If I made a list of my favorite albums, you’d look at it and know that there’s something about Pennsylvania punk that keeps this west coasters’ heart beating. I’m a sucker for bands that like Hot Water Music and Fugazi as much as they love Bob Dylan and Leonard Cohen. Bands that write their lyrics with such confessional esotericism, a slice of life becomes life itself. I first heard Ma Jolie from their last full-length, Polars, which I loved. It had melodic songwriting that was pushed through the punk rock grinder, and out the other side came something that could’ve been prefixed with post, but either way was creative and energetic.
Jetpack Mailman is Ma Jolie’s latest EP and here they sound heavier and more chaotic. They’re a three piece now and it shows through the albums streamlined and focused music. “Tired Life” is less than two minutes long and a heavy hitter with gang vocals and dynamism. There’s a hint of emo as the song breaks away from the louder, more hardcore opening to the softer riffs in the latter half. “Ego Tourism” continues the theme of heaviness by featuring the bass prominently in its opening. Post-hardcore has always benefited by letting the bass become a main player rather than just background tones and now that Ma Jolie only have three instruments to their name it’s all the easier to facilitate a give and take– allowing their sound to become tighter but also more unique.
“Pittsburgh” opens with one of those winding riffs that to most of us could’ve felt both alien and familiar at some point in time. It’s not extreme or out of the boundaries of rock music, but it is clearly the results of growth and interpretation through the lens of punk rock. The pounding chords that permeate the rest of the song are the guitar serving as an emotional instrument– punctuating passion with staccato strums. It will seem obvious to a lot of listeners, but so much of Jetpack Mailman is a reminder of how much has been added to the musical vocabulary by virtue of punk rock, and as a mile marker it serves a purpose purely curative. But, as a listener, I would prefer it added something to the vocabulary.

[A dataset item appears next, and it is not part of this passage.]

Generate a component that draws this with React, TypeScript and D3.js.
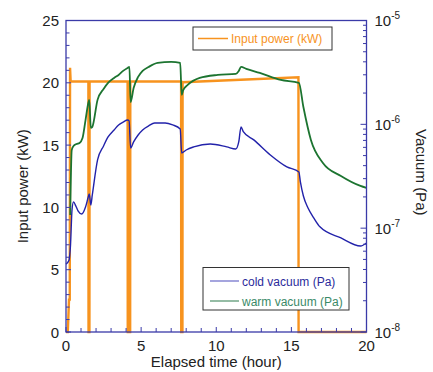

Ma Jolie are the product of lots and lots of musical forward momentum, but on Jetpack Mailman there’s never anything that shows they’re continuing the journey onward. That’s not to say they can’t write a great song, because they can. These are incredibly talented musicians with a strong ear for just about everything, and yet, I can’t help but hear Jetpack Mailman as a perfunctory piece. Change is the result of extremes– no matter really aggressive or really soft, really challenging or really simple. Jetpack Mailman is good, but not really good.